Please return exactly the run of lines that begins with the line containing "Recreate this image" and ends with the line containing "0.328, 0.621, 0.913];", pictures excluded.

— Start TASK INPUT —

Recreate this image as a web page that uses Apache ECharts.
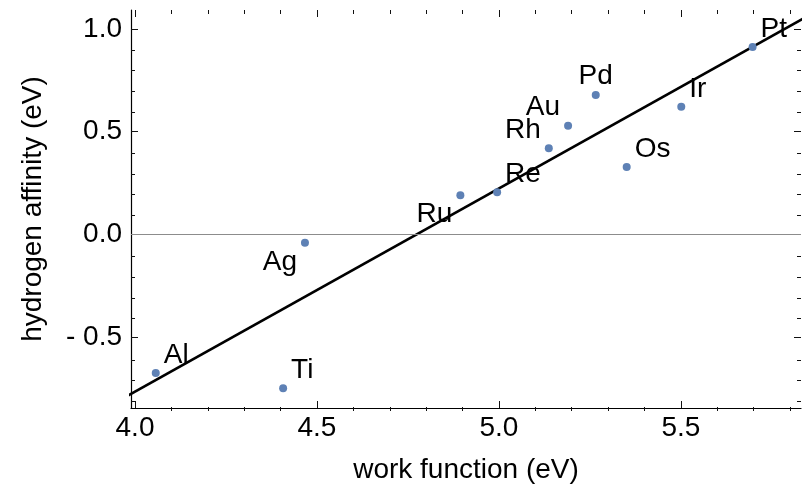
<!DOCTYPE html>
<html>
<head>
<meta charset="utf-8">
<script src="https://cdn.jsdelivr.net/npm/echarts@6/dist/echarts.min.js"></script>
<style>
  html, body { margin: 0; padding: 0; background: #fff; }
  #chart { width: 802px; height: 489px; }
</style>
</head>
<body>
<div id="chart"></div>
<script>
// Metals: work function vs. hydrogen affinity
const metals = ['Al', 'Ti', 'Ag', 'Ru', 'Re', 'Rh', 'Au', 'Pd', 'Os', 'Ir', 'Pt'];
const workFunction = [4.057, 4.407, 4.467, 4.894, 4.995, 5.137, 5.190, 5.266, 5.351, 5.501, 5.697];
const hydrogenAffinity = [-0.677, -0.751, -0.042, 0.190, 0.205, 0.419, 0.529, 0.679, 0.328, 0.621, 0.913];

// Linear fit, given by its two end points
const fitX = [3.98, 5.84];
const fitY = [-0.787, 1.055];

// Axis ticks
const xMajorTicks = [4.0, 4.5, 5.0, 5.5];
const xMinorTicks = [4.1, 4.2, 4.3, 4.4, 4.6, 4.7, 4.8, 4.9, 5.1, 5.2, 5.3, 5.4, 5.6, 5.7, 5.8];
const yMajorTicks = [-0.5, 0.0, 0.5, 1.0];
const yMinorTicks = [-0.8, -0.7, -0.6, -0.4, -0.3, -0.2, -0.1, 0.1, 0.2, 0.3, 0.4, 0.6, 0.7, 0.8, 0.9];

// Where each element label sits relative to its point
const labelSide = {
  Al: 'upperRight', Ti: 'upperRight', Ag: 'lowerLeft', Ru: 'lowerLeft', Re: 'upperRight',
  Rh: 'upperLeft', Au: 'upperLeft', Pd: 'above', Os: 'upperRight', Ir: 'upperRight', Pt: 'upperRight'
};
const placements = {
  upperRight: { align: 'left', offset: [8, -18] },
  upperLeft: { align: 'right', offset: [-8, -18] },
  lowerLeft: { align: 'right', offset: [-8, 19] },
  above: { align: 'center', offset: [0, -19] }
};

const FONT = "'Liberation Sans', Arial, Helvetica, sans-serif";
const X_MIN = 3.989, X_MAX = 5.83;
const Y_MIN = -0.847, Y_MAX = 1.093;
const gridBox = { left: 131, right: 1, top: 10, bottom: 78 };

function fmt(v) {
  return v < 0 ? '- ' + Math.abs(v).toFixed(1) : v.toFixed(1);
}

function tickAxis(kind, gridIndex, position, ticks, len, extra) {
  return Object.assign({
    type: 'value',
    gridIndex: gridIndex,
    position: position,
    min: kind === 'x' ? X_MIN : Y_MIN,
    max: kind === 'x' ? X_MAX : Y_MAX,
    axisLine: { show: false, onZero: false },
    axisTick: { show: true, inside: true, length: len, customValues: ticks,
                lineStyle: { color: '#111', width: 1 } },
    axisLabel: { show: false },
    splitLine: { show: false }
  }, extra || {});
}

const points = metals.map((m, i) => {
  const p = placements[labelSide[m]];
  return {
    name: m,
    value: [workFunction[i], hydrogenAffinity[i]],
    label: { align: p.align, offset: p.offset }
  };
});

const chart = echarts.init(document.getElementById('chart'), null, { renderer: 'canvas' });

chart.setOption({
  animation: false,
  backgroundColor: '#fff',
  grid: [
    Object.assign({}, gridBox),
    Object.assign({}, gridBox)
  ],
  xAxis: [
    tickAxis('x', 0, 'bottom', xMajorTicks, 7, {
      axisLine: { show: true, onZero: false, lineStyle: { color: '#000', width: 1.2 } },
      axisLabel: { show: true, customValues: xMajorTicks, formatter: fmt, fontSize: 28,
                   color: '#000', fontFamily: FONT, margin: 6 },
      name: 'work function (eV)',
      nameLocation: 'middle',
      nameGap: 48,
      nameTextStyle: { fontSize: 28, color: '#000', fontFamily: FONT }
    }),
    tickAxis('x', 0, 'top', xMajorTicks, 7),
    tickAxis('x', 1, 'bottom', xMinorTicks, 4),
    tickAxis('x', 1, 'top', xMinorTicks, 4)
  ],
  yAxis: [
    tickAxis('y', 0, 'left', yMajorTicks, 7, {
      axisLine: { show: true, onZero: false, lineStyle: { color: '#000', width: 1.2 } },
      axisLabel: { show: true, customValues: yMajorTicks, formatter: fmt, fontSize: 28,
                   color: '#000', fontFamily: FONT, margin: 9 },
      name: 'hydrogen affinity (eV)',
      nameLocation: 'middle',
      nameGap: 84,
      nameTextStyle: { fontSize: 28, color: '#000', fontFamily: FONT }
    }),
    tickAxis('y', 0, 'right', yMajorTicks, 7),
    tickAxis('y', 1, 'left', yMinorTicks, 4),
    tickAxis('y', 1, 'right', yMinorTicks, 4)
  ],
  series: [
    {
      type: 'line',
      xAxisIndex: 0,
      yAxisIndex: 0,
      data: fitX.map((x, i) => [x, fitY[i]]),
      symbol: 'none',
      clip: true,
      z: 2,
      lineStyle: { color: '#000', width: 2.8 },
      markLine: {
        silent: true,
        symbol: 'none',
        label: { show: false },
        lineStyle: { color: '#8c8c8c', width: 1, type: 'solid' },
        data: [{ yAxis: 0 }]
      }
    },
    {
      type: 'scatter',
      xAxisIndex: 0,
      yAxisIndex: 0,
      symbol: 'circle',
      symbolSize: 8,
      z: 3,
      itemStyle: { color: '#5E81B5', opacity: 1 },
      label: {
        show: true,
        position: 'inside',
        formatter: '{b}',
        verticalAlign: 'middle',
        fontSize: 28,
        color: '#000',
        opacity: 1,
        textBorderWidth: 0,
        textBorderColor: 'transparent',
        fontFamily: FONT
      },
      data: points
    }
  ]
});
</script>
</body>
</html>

— End TASK INPUT —
— Start TASK INPUT —

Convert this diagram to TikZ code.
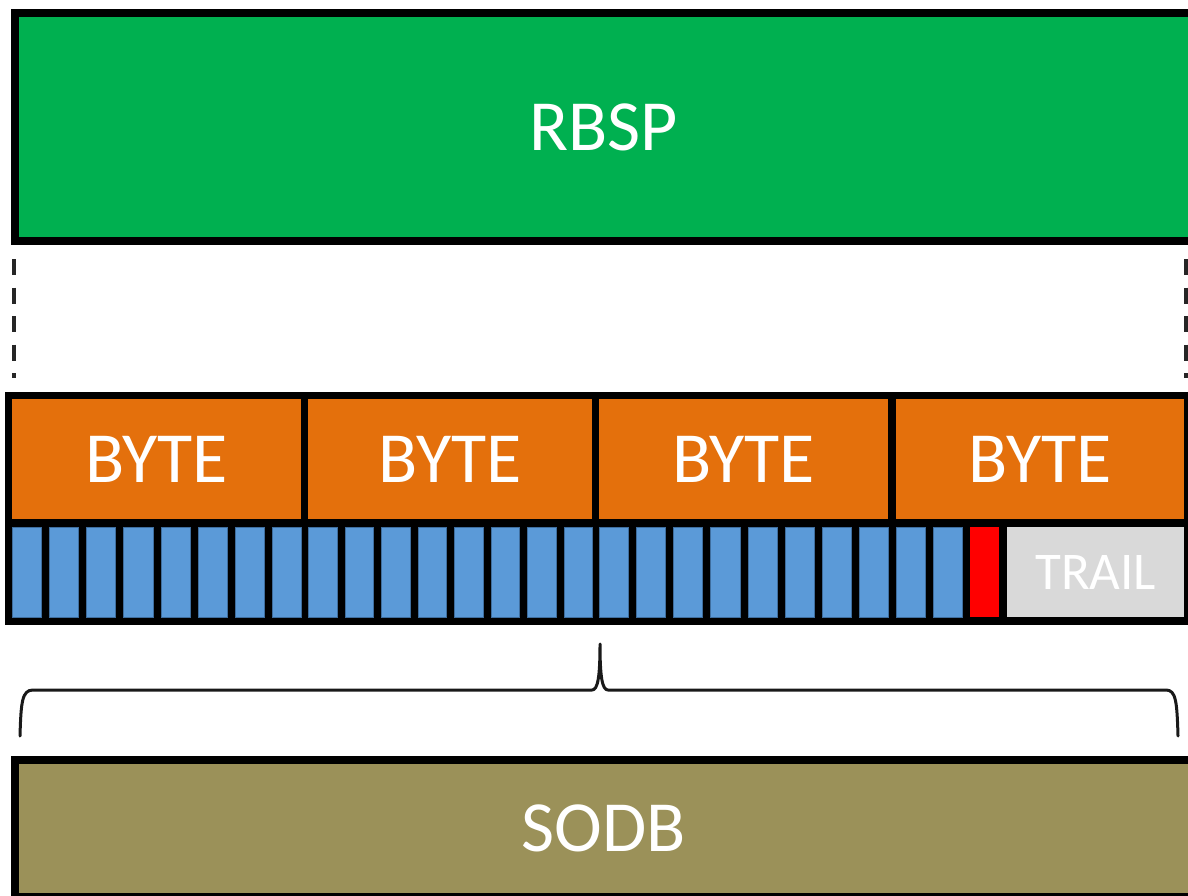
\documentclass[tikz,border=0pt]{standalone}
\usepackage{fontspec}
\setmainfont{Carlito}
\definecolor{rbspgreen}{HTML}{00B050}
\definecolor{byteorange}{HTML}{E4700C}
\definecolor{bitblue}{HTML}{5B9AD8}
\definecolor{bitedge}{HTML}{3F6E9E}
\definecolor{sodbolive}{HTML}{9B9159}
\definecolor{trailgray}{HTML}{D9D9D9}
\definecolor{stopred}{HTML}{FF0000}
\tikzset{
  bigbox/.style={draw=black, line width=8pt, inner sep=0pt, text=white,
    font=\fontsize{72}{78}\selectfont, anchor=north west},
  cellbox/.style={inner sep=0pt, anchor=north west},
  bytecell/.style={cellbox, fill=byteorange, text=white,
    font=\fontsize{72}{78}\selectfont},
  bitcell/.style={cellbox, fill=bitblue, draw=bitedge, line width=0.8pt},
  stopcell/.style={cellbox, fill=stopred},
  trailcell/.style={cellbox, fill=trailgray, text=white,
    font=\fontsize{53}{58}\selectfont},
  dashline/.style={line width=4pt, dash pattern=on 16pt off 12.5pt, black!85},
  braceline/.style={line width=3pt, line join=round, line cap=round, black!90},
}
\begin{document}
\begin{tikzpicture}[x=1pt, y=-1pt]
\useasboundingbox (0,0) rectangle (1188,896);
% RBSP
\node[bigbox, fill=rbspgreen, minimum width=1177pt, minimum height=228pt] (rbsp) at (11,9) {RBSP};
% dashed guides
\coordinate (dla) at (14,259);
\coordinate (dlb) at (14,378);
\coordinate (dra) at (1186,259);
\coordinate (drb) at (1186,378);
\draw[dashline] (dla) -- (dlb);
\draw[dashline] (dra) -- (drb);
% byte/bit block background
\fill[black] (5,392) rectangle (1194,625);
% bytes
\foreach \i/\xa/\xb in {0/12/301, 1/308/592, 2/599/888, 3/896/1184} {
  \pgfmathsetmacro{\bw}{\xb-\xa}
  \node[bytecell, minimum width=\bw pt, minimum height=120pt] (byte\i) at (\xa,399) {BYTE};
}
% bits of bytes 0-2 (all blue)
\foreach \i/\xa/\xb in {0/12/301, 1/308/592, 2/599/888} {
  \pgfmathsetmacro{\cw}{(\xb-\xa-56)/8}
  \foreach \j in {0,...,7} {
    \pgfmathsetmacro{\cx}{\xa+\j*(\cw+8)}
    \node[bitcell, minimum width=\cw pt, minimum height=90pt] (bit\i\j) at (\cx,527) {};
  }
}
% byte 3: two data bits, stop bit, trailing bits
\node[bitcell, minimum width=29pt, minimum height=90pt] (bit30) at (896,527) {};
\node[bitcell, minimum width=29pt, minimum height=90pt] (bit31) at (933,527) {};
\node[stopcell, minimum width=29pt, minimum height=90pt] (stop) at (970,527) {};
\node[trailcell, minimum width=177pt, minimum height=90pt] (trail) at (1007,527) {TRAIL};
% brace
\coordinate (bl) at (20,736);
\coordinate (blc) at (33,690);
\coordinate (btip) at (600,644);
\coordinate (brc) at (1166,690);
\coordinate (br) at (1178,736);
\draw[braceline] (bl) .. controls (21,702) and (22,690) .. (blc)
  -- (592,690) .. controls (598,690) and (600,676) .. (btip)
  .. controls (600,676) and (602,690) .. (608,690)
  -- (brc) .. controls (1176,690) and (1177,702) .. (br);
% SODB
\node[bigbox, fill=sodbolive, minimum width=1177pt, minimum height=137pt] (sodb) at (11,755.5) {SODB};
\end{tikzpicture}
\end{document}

— End TASK INPUT —

▶ WRITTEN ANSWER
Recreate this image as a web page that uses Apache ECharts.
<!DOCTYPE html>
<html>
<head>
<meta charset="utf-8">
<script src="https://cdn.jsdelivr.net/npm/echarts@6/dist/echarts.min.js"></script>
<style>
  html, body { margin: 0; padding: 0; background: #fff; }
  #chart { width: 802px; height: 489px; }
</style>
</head>
<body>
<div id="chart"></div>
<script>
// Metals: work function vs. hydrogen affinity
const metals = ['Al', 'Ti', 'Ag', 'Ru', 'Re', 'Rh', 'Au', 'Pd', 'Os', 'Ir', 'Pt'];
const workFunction = [4.057, 4.407, 4.467, 4.894, 4.995, 5.137, 5.190, 5.266, 5.351, 5.501, 5.697];
const hydrogenAffinity = [-0.677, -0.751, -0.042, 0.190, 0.205, 0.419, 0.529, 0.679, 0.328, 0.621, 0.913];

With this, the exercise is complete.